Future Cinema

Course Site for Future Cinema 1 (and sometimes Future Cinema 2: Applied Theory) at York University, Canada

a top 10 fim innovation list from today’s Globe and Mail

thought this was interesting. comments?

http://www.theglobeandmail.com/news/arts/movies/the-avatars-of-their-era/article1458121/

Liam Lacey

From Saturday’s Globe and Mail Published on Friday, Feb. 05, 2010 5:40PM EST Last updated on Saturday, Feb. 06, 2010 1:02AM EST

James Cameron’s science-fiction epic Avatar is not only the box-office record holder of all time and poised nicely for Oscar glory next month (with nine nominations). It has been widely hailed as a movie that has changed the experience of movie-going. Technology was developed for it that realizes a virtual world in unprecedented detail and allows actors to transfer their performances to three-dimensional animated characters. In a little more than a century of film, a handful of other films stand out as fundamentally changing our experience of the movies.

1. The Birth of a Nation (1915)

D.W. Griffiths’s first blockbuster was the culmination of narrative innovations in cinema’s first 20 years, from close-ups, cross-cutting action scenes and flashbacks, to action in the foreground, middle and background. Unfortunately, The Birth of a Nation was also a shamelessly racist propaganda film that contributed to the revival of the Ku Klux Klan.

2. Battleship Potemkin (1925)

Director Sergei Eisenstein’s film about Russian sailors’ 1905 rebellion against their Czarist overlords is an exercise in the power of montage, designed to induce the maximum emotional effect from editing. Everyone from Neil Jordan and Martin Scorsese to Terry Gilliam, Frances Ford Coppola and George Lucas have paid homage to the sequences, while Eisenstein’s propaganda techniques have shaped modern advertising.

3. The Jazz Singer (1927)

“Wait a minute, wait a minute. You ain’t heard nothin’ yet, folks. Listen to this,” said Al Jolson in the first movie to use scenes of synchronous dialogue, ending many silent stars’ careers, changing the look of movies, and ushering in the era of rat-a-tat banter.

4. It Happened One Night (1934)

The original romcom, with runaway heiress (Claudette Colbert), and Clark Gable as the grumpy guy who falls for her. Undershirt sales dropped after Gable appeared shirtless. It gets remade a few times each year under a different title.
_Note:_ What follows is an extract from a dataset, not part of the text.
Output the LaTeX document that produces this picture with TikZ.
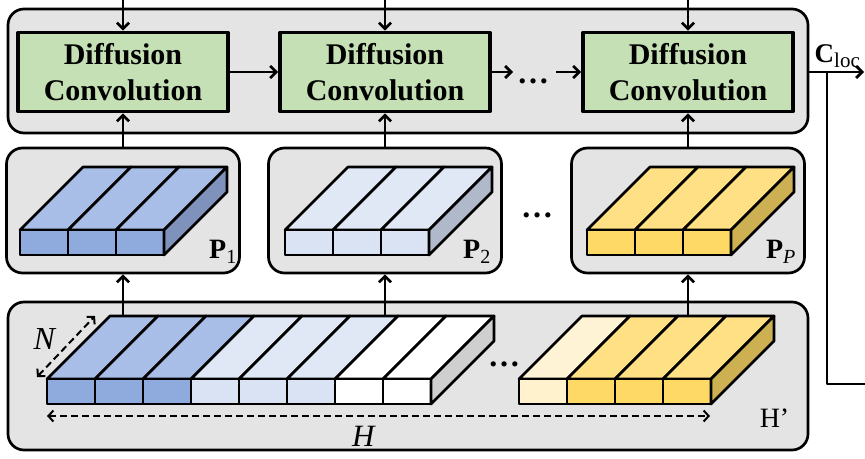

5. Snow White and the Seven Dwarfs (1937)

Disney’s first animated Technicolor feature emphasized realistic depth effects and action sequences, and lay the foundation for the eventual converge of animation and live action.

6. Gone With the Wind (1939)

The story of how a spoiled Southern brat, Scarlett O’Hara (Vivien Leigh), becomes the embodiment of the indomitable South remains the model of every prissy heroine who discovers her mettle. Still the highest-grossing movie of all time, when adjusted for inflation, the movie is also a landmark in hype, with its release preceded by a three-year publicity campaign.

7. Citizen Kane (1941)

Apart from being often cited by critics as the greatest movie ever made, Citizen Kane marked significant technical innovations, including deep-focus photography and overlapping dialogue, and a much-imitated jigsaw narrative. Culturally, it marks the transition of the job of director from craftsman behind the camera to king-of-the-world status.

8. Breathless (1960)

Jean-Luc Godard’s propulsive B-movie plot, jump-cuts and high-low culture mix opened up the New American cinema of Francis Ford Coppola, Arthur Penn and others, and continues to cast its shadow over the art-exploitation blends of Quentin Tarantino and the unhinged melancholy of Wong Kar-wai.

9. Psycho (1960)

Alfred Hitchcock’s low-budget shocker broke a lot of rules, killing off its star and showing a toilet onscreen. The frenzied editing of the shower scene pushed back decades of film censorship and opened the door to the cinema of sensation. Bonnie and Clyde, Jaws and the entire slasher genre owe Psycho a huge debt.

10. Star Wars (1977).

“Star Wars was the film that ate the heart and soul of Hollywood,” lamented screenwriter/director Paul Schrader. How did a movie for kids become the new paradigm? From CGI, Dolby Sound, toy marketing, mythologist Joseph Campbell, trilogies and reboots, the Star Wars franchise is the new model. A generation of 10-year-old Star Wars worshippers, from J.J. Abrams to Kevin Smith, grew up to become filmmakers themselves.